On a side note, I think people mimicking John Carpenter's opening titles and synth music is becoming a cliché on itself, but since I love his aesthetic, I couldn't care less. I wonder how Carpenter himself feels about this.

02-17-2015, 02:05 PM
I don't think the film would have been nearly as interesting or fun without the second act turn. It's a great subversion of expectation to go from the Single White Female thriller to a Liam Neeson movie then to a traditional slasher. It pivots rather than merges genres, which is what sustains the mystery of it. I burst out laughing when they suddenly cut to a government meeting with Lance Reddick. It was almost Too Many Cooksian in its switch.

03-08-2015, 03:54 PM
I have to give credit to Wingard - he's improving his craft. I enjoyed this quite a bit.

03-08-2015, 04:38 PM
It pivots rather than merges genres, which is what sustains the mystery of it.

The problem for me was that the mystery quickly became my God, what the fuck are they doing.

I mean, during a third act climax like that, I should be on the edge of my seat, worrying about the heroes or enjoying the villain's villainy. Not thinking, "Man it'd be cool if these guys remade The Funhouse."

On one level I appreciate their weird genre pastiches and attempts to be subversive here and there ... On another level I think it makes Wingard & Barrett into posers, sorta a cut rate Tarantino & Avery.

Pop Trash
03-28-2015, 09:18 PM
sorta a cut rate Tarantino & Avery.

In other words: Robert Rodriguez, which definitely crossed my mind.
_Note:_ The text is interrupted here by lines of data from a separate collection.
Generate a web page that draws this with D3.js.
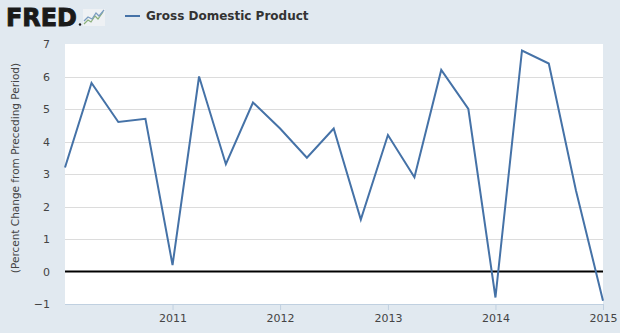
<!DOCTYPE html>
<html><head><meta charset="utf-8">
<script src="https://cdn.jsdelivr.net/npm/d3@7"></script>
<style>
html,body{margin:0;padding:0;background:#e1e9f0;}
svg{display:block;}
</style></head>
<body>
<svg id="chart" width="620" height="333"></svg>
<script>
const quarters = ["2010-01-01","2010-04-01","2010-07-01","2010-10-01",
  "2011-01-01","2011-04-01","2011-07-01","2011-10-01",
  "2012-01-01","2012-04-01","2012-07-01","2012-10-01",
  "2013-01-01","2013-04-01","2013-07-01","2013-10-01",
  "2014-01-01","2014-04-01","2014-07-01","2014-10-01","2015-01-01"];
const gdpValues = [3.2,5.8,4.6,4.7,0.2,6.0,3.3,5.2,4.4,3.5,4.4,1.6,4.2,2.9,6.2,5.0,-0.8,6.8,6.4,2.5,-0.9];
const yTicks = [-1,0,1,2,3,4,5,6,7];
const xTickYears = ["2011","2012","2013","2014","2015"];
const seriesName = "Gross Domestic Product";
const yTitle = "(Percent Change from Preceding Period)";

const parse = d3.timeParse("%Y-%m-%d");
const data = quarters.map((q,i)=>({date:parse(q), value:gdpValues[i]}));

const svg = d3.select("#chart");
const W = 620, H = 333;
const m = {left:65, right:17, top:44, bottom:29};
const pw = W - m.left - m.right, ph = H - m.top - m.bottom;

svg.append("rect").attr("width",W).attr("height",H).attr("fill","#e1e9f0");

const x = d3.scaleTime().domain([parse("2010-01-01"), parse("2015-01-01")]).range([m.left, m.left+pw]);
const y = d3.scaleLinear().domain([-1,7]).range([m.top+ph, m.top]);

// plot background
svg.append("rect").attr("x",m.left).attr("y",m.top).attr("width",pw).attr("height",ph).attr("fill","#ffffff");

// grid lines
svg.append("g").selectAll("line").data(yTicks.filter(t=>t!==0 && t!==-1 && t!==7)).join("line")
  .attr("x1",m.left).attr("x2",m.left+pw)
  .attr("y1",d=>Math.round(y(d))+0.5).attr("y2",d=>Math.round(y(d))+0.5)
  .attr("stroke","#dcdcdc").attr("stroke-width",1);

// y axis labels
const yAxis = d3.axisLeft(y).tickValues(yTicks).tickSize(0).tickPadding(15).tickFormat(d3.format("d"));
const yg = svg.append("g").attr("transform",`translate(${m.left},0)`).call(yAxis);
yg.select(".domain").remove();
yg.selectAll("text").attr("font-family","'DejaVu Sans', Verdana, sans-serif").attr("font-size","11px").attr("fill","#444");

// x axis
const xAxis = d3.axisBottom(x).tickValues(xTickYears.map(yy=>parse(yy+"-01-01"))).tickSize(6).tickPadding(4).tickFormat(d3.timeFormat("%Y"));
const xg = svg.append("g").attr("transform",`translate(0,${m.top+ph})`).call(xAxis);
xg.select(".domain").attr("stroke","#c0d0e0").attr("d",`M${m.left},0.5H${m.left+pw}`);
xg.selectAll(".tick line").attr("stroke","#c0d0e0");
xg.selectAll("text").attr("font-family","'DejaVu Sans', Verdana, sans-serif").attr("font-size","11px").attr("fill","#444");

// zero line
svg.append("line").attr("x1",m.left).attr("x2",m.left+pw).attr("y1",y(0)).attr("y2",y(0))
  .attr("stroke","#000").attr("stroke-width",2);

// series line
const line = d3.line().x(d=>x(d.date)).y(d=>y(d.value));
svg.append("path").datum(data).attr("d",line).attr("fill","none")
  .attr("stroke","#4572a7").attr("stroke-width",2).attr("stroke-linejoin","miter");

// y title
svg.append("text").attr("transform",`translate(19,168) rotate(-90)`)
  .attr("text-anchor","middle").attr("font-family","'DejaVu Sans', Verdana, sans-serif")
  .attr("font-size","10.5px").attr("fill","#444").text(yTitle);

// FRED logo
svg.append("text").attr("x",6).attr("y",26).attr("font-family","'DejaVu Sans', Arial, sans-serif")
  .attr("font-weight","900").attr("font-size","24px").attr("fill","#1a1a1a")
  .attr("stroke","#1a1a1a").attr("stroke-width",0.9)
  .attr("textLength",71).attr("lengthAdjust","spacingAndGlyphs").text("FRED");
svg.append("circle").attr("cx",80).attr("cy",24.5).attr("r",1.2).attr("fill","#1a1a1a");
const icon = svg.append("g").attr("transform","translate(83,9)");
icon.append("rect").attr("width",22).attr("height",17).attr("fill","#eef1f4");
icon.append("path").attr("d","M1,15 L5,11 L8,13 L12,7 L15,10 L20,3").attr("fill","none").attr("stroke","#8ab07a").attr("stroke-width",1.2);
icon.append("path").attr("d","M1,12 L5,8 L9,10 L13,4 L16,7 L21,1").attr("fill","none").attr("stroke","#7a9cc0").attr("stroke-width",1.2);

// legend
svg.append("line").attr("x1",125).attr("x2",140).attr("y1",16).attr("y2",16).attr("stroke","#4572a7").attr("stroke-width",2);
svg.append("text").attr("x",146).attr("y",20).attr("font-family","'DejaVu Sans', Verdana, sans-serif")
  .attr("font-weight","bold").attr("font-size","12px").attr("fill","#333").text(seriesName);
</script>
</body></html>
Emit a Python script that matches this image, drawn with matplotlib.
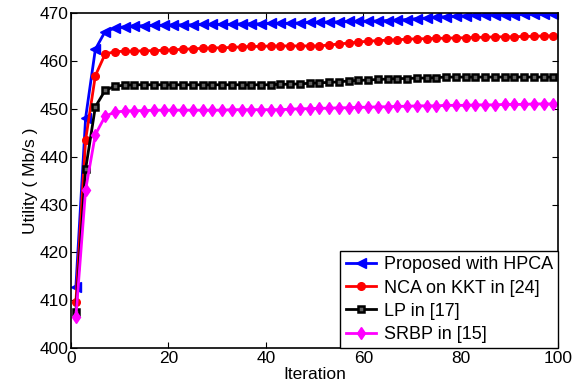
import numpy as np
import matplotlib
matplotlib.use("Agg")
import matplotlib.pyplot as plt

plt.rcParams['font.family'] = ['Liberation Sans', 'DejaVu Sans']

# ========== data ==========
iters = list(range(1, 100, 2))

hpca = [412.8, 448.1, 462.4, 466.1, 466.8, 467.1, 467.3, 467.3, 467.4, 467.4,
        467.5, 467.5, 467.5, 467.6, 467.6, 467.6, 467.6, 467.7, 467.7, 467.7,
        467.8, 467.8, 467.8, 467.9, 468.0, 468.0, 468.1, 468.1, 468.2, 468.2,
        468.3, 468.3, 468.4, 468.5, 468.6, 468.8, 468.9, 469.1, 469.2, 469.3,
        469.4, 469.5, 469.6, 469.6, 469.6, 469.6, 469.7, 469.7, 469.7, 469.7]

nca = [409.6, 443.5, 456.9, 461.4, 461.9, 462.0, 462.0, 462.1, 462.1, 462.2,
       462.3, 462.4, 462.5, 462.6, 462.7, 462.7, 462.8, 462.9, 463.0, 463.0,
       463.1, 463.1, 463.1, 463.1, 463.1, 463.1, 463.3, 463.5, 463.7, 463.9,
       464.1, 464.2, 464.3, 464.4, 464.5, 464.6, 464.6, 464.7, 464.7, 464.8,
       464.8, 464.9, 464.9, 465.0, 465.0, 465.0, 465.1, 465.1, 465.2, 465.2]

lp = [407.5, 437.4, 450.4, 453.8, 454.7, 454.9, 455.0, 455.0, 455.0, 455.0,
      455.0, 455.0, 455.0, 455.0, 455.0, 455.0, 455.0, 455.0, 455.0, 455.0,
      455.0, 455.1, 455.1, 455.2, 455.3, 455.4, 455.5, 455.6, 455.8, 455.9,
      456.0, 456.1, 456.2, 456.3, 456.3, 456.4, 456.4, 456.5, 456.6, 456.6,
      456.6, 456.6, 456.6, 456.6, 456.6, 456.6, 456.6, 456.6, 456.6, 456.6]

srbp = [406.5, 433.1, 444.6, 448.4, 449.3, 449.5, 449.6, 449.6, 449.7, 449.7,
        449.7, 449.7, 449.7, 449.7, 449.7, 449.7, 449.8, 449.8, 449.8, 449.8,
        449.8, 449.8, 449.9, 450.0, 450.0, 450.1, 450.1, 450.2, 450.2, 450.3,
        450.3, 450.4, 450.4, 450.5, 450.5, 450.6, 450.6, 450.6, 450.7, 450.7,
        450.7, 450.8, 450.8, 450.8, 450.9, 450.9, 450.9, 451.0, 451.0, 451.0]

labels = ["Proposed with HPCA", "NCA on KKT in [24]", "LP in [17]", "SRBP in [15]"]

# ========== plot ==========
fig = plt.figure(figsize=(5.82, 3.90), dpi=100)
ax = fig.add_axes([0.122, 0.107, 0.837, 0.860])

ax.plot(iters, hpca, color="#0000ff", marker="<", ms=6.5, lw=2, label=labels[0])
ax.plot(iters, nca, color="#ff0000", marker="o", ms=5.5, lw=2, label=labels[1])
ax.plot(iters, lp, color="k", marker="s", ms=4.5, mfc="#606060", mew=1.8, lw=2, label=labels[2])
ax.plot(iters, srbp, color="#ff00ff", marker="d", ms=6.5, lw=2, label=labels[3])

ax.set_xlim(0, 100)
ax.set_ylim(400, 470)
ax.set_xticks(range(0, 101, 20))
ax.set_yticks(range(400, 471, 10))
ax.tick_params(direction="in", top=True, right=True, labelsize=12.5, length=4, pad=2)
for s in ax.spines.values():
    s.set_linewidth(1.2)

ax.set_xlabel("Iteration", fontsize=12.5, labelpad=1)
ax.set_ylabel("Utility ( Mb/s )", fontsize=12.5, labelpad=1)

leg = ax.legend(loc="lower right", fontsize=13, fancybox=False, framealpha=1,
                edgecolor="k", borderaxespad=0, handlelength=1.7,
                handletextpad=0.4, labelspacing=0.34, borderpad=0.3)
leg.get_frame().set_linewidth(1.0)

plt.savefig("out.png", dpi=100)
plt.close()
This was OK. I do think it's riffing on self-aware genre pastiches without the heart or the "We mean it, maaan!" of someone like Tarantino or the superior Maika Monroe film It Follows. It also often played like a somewhat shittier version of A History of Violence. I don't think Wingard, on a formal level, is that interesting of a filmmaker (or at least not yet.) I mean yeah, the final setpiece was a pretty good riff on The Lady from Shanghai, but I don't think there was that much interesting going on in this visually. Dan Stevens is really great though and the music is cool, even if I suspect the retro synth thing might be starting to get played out in this post-Drive era.